### Exercise
Transcribe everything in the data word for word. Pictures are left out.

### Supplied data
- - - - - - -
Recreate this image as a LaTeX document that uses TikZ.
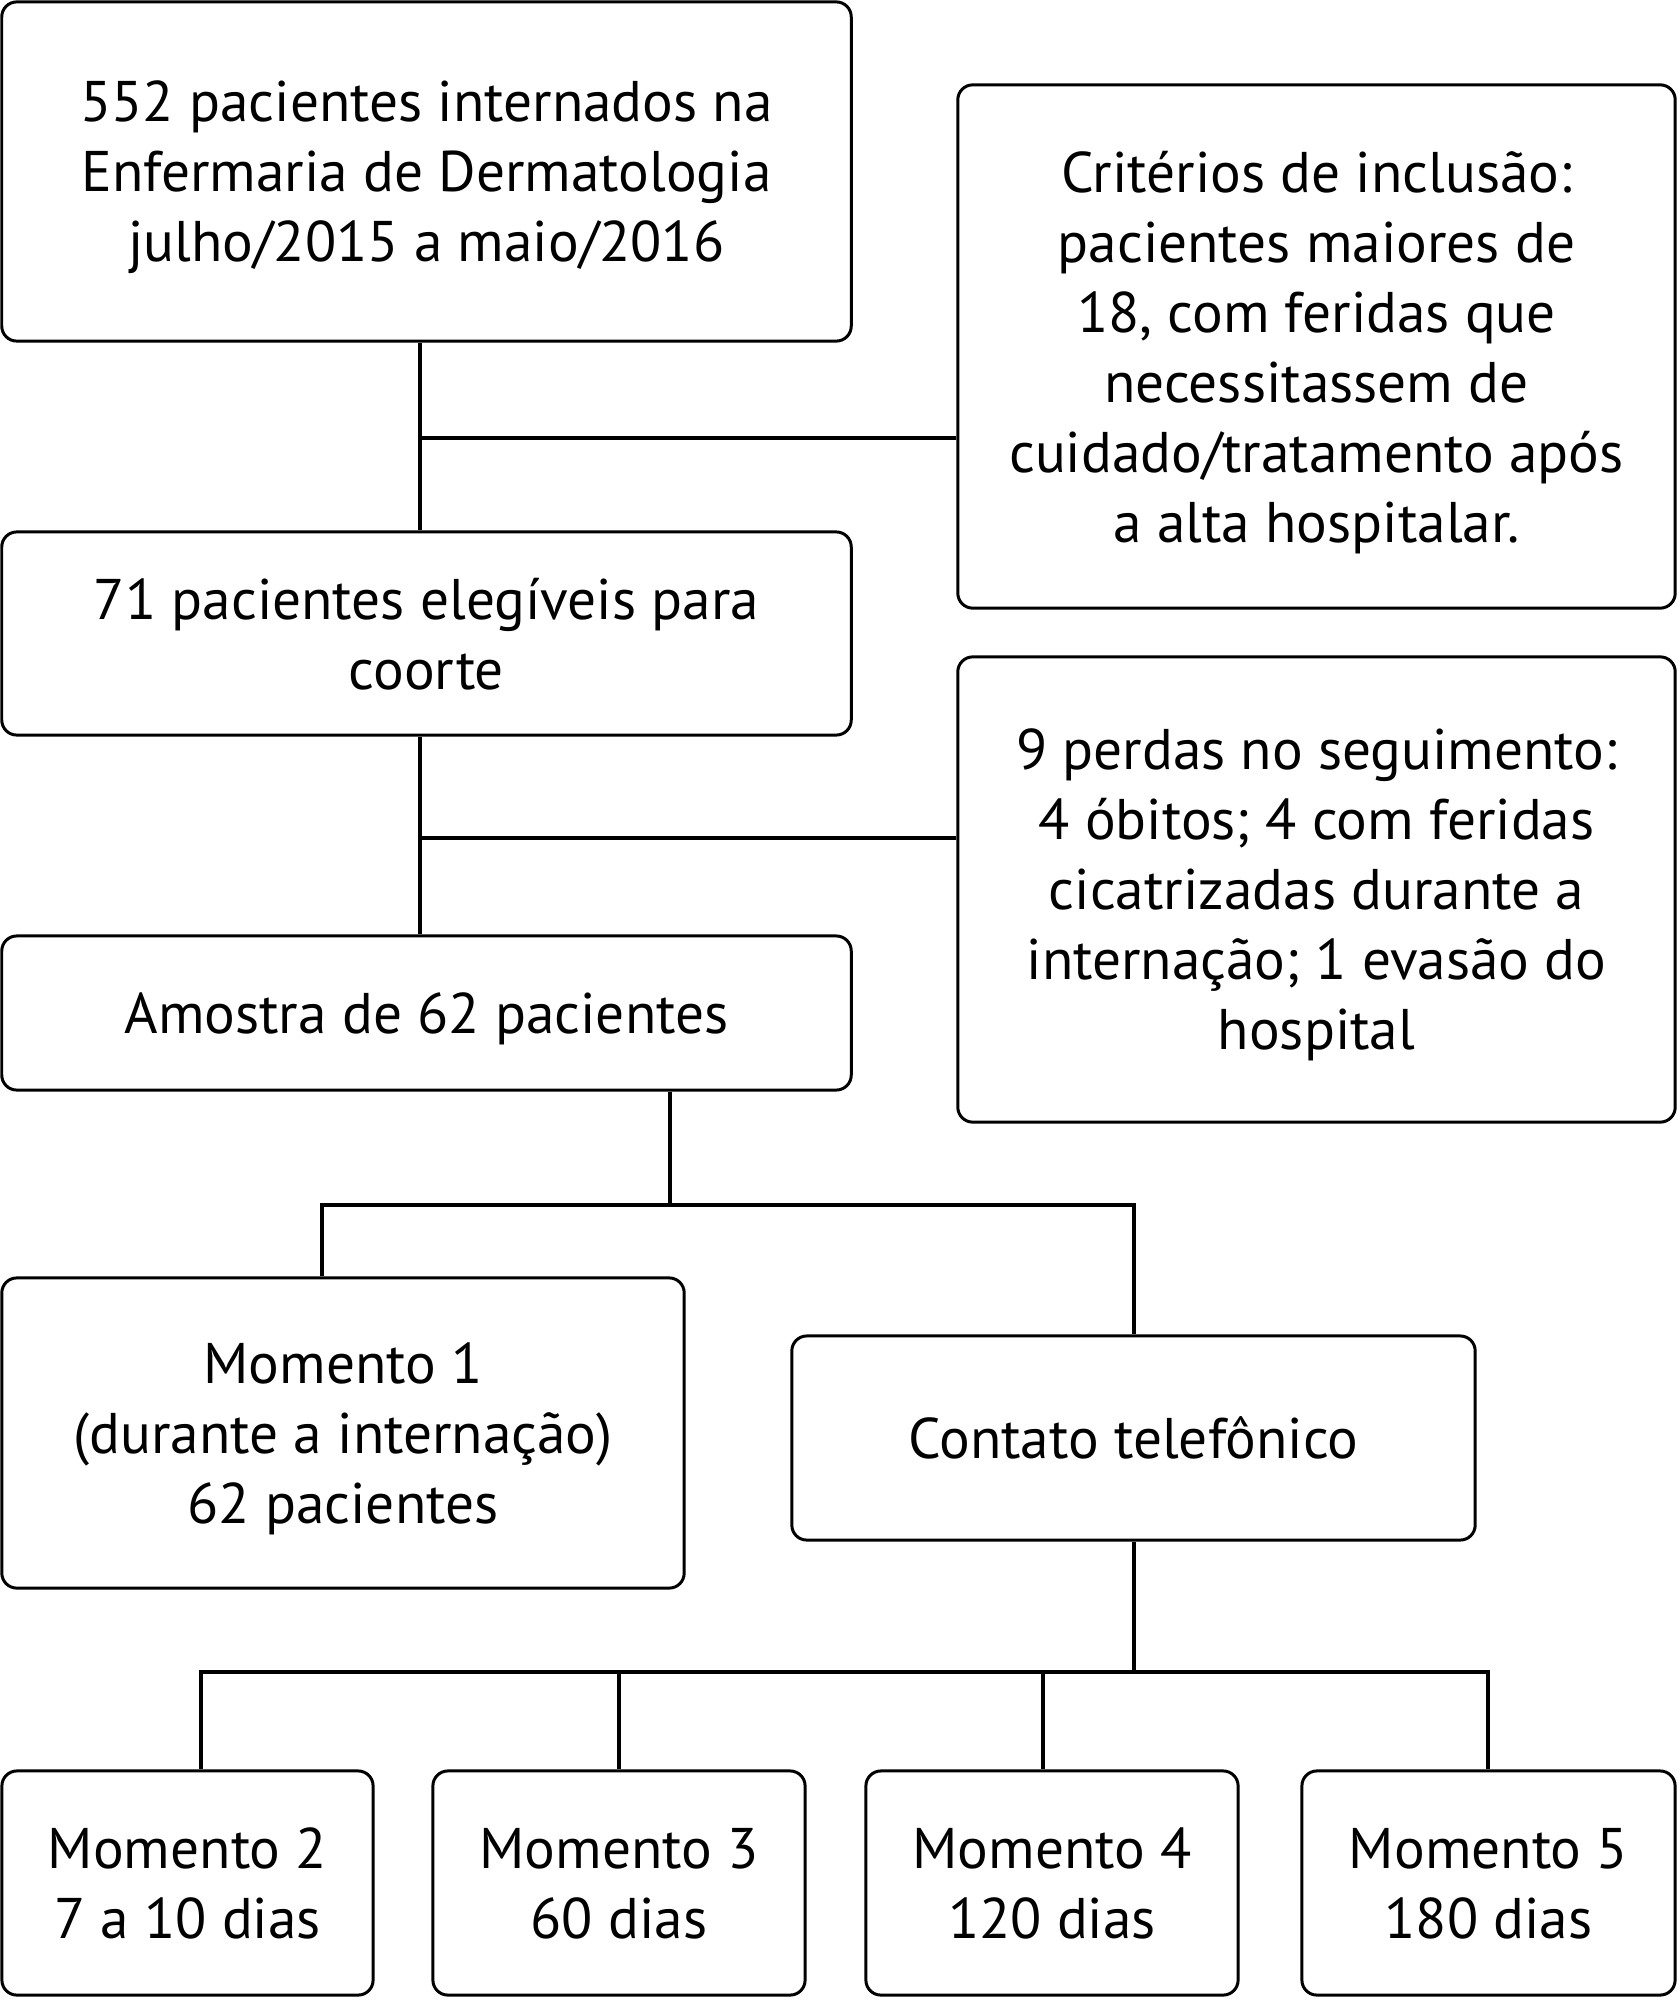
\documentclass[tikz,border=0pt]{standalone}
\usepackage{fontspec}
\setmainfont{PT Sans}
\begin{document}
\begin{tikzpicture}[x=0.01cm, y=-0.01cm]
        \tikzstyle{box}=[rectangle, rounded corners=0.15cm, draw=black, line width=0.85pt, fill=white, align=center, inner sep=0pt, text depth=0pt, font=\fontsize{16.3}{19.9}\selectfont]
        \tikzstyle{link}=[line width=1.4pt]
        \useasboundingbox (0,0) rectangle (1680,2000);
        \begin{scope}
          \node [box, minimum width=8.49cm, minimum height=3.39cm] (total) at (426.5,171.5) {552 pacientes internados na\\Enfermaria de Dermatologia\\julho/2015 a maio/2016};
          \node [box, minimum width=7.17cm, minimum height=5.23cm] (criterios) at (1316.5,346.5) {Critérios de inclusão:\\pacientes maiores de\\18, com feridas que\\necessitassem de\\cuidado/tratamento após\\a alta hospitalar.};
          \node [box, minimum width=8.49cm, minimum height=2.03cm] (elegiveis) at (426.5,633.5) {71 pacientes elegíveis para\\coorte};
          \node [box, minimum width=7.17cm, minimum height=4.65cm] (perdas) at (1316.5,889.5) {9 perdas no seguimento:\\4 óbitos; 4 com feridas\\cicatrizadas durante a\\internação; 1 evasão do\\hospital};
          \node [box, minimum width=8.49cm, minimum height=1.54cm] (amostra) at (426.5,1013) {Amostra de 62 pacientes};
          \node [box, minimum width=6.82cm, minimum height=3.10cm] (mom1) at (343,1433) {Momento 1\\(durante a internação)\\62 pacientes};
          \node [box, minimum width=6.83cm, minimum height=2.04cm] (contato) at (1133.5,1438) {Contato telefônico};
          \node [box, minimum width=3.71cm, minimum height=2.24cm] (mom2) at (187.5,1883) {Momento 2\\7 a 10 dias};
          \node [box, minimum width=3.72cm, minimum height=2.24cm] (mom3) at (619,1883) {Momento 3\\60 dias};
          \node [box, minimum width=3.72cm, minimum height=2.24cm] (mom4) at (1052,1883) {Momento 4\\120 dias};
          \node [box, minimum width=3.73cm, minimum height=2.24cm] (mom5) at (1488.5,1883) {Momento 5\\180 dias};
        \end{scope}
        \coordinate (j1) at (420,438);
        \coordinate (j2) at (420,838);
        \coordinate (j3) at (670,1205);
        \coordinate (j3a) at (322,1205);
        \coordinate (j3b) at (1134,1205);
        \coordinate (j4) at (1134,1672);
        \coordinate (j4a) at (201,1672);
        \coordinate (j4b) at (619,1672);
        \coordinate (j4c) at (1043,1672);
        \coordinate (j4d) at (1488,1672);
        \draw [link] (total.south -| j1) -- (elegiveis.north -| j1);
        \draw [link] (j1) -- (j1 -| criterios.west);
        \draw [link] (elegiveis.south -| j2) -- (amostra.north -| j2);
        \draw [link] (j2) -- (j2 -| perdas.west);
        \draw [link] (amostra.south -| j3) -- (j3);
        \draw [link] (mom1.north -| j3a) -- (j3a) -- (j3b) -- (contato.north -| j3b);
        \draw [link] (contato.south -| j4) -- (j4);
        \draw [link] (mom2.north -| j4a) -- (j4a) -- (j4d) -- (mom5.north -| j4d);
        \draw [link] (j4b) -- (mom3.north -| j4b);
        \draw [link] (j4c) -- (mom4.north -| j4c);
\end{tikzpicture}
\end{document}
- - - - - - -
### Complete answer
Recreate this image as a LaTeX document that uses TikZ.
\documentclass[tikz,border=0pt]{standalone}
\usepackage{fontspec}
\setmainfont{PT Sans}
\begin{document}
\begin{tikzpicture}[x=0.01cm, y=-0.01cm]
        \tikzstyle{box}=[rectangle, rounded corners=0.15cm, draw=black, line width=0.85pt, fill=white, align=center, inner sep=0pt, text depth=0pt, font=\fontsize{16.3}{19.9}\selectfont]
        \tikzstyle{link}=[line width=1.4pt]
        \useasboundingbox (0,0) rectangle (1680,2000);
        \begin{scope}
          \node [box, minimum width=8.49cm, minimum height=3.39cm] (total) at (426.5,171.5) {552 pacientes internados na\\Enfermaria de Dermatologia\\julho/2015 a maio/2016};
          \node [box, minimum width=7.17cm, minimum height=5.23cm] (criterios) at (1316.5,346.5) {Critérios de inclusão:\\pacientes maiores de\\18, com feridas que\\necessitassem de\\cuidado/tratamento após\\a alta hospitalar.};
          \node [box, minimum width=8.49cm, minimum height=2.03cm] (elegiveis) at (426.5,633.5) {71 pacientes elegíveis para\\coorte};
          \node [box, minimum width=7.17cm, minimum height=4.65cm] (perdas) at (1316.5,889.5) {9 perdas no seguimento:\\4 óbitos; 4 com feridas\\cicatrizadas durante a\\internação; 1 evasão do\\hospital};
          \node [box, minimum width=8.49cm, minimum height=1.54cm] (amostra) at (426.5,1013) {Amostra de 62 pacientes};
          \node [box, minimum width=6.82cm, minimum height=3.10cm] (mom1) at (343,1433) {Momento 1\\(durante a internação)\\62 pacientes};
          \node [box, minimum width=6.83cm, minimum height=2.04cm] (contato) at (1133.5,1438) {Contato telefônico};
          \node [box, minimum width=3.71cm, minimum height=2.24cm] (mom2) at (187.5,1883) {Momento 2\\7 a 10 dias};
          \node [box, minimum width=3.72cm, minimum height=2.24cm] (mom3) at (619,1883) {Momento 3\\60 dias};
          \node [box, minimum width=3.72cm, minimum height=2.24cm] (mom4) at (1052,1883) {Momento 4\\120 dias};
          \node [box, minimum width=3.73cm, minimum height=2.24cm] (mom5) at (1488.5,1883) {Momento 5\\180 dias};
        \end{scope}
        \coordinate (j1) at (420,438);
        \coordinate (j2) at (420,838);
        \coordinate (j3) at (670,1205);
        \coordinate (j3a) at (322,1205);
        \coordinate (j3b) at (1134,1205);
        \coordinate (j4) at (1134,1672);
        \coordinate (j4a) at (201,1672);
        \coordinate (j4b) at (619,1672);
        \coordinate (j4c) at (1043,1672);
        \coordinate (j4d) at (1488,1672);
        \draw [link] (total.south -| j1) -- (elegiveis.north -| j1);
        \draw [link] (j1) -- (j1 -| criterios.west);
        \draw [link] (elegiveis.south -| j2) -- (amostra.north -| j2);
        \draw [link] (j2) -- (j2 -| perdas.west);
        \draw [link] (amostra.south -| j3) -- (j3);
        \draw [link] (mom1.north -| j3a) -- (j3a) -- (j3b) -- (contato.north -| j3b);
        \draw [link] (contato.south -| j4) -- (j4);
        \draw [link] (mom2.north -| j4a) -- (j4a) -- (j4d) -- (mom5.north -| j4d);
        \draw [link] (j4b) -- (mom3.north -| j4b);
        \draw [link] (j4c) -- (mom4.north -| j4c);
\end{tikzpicture}
\end{document}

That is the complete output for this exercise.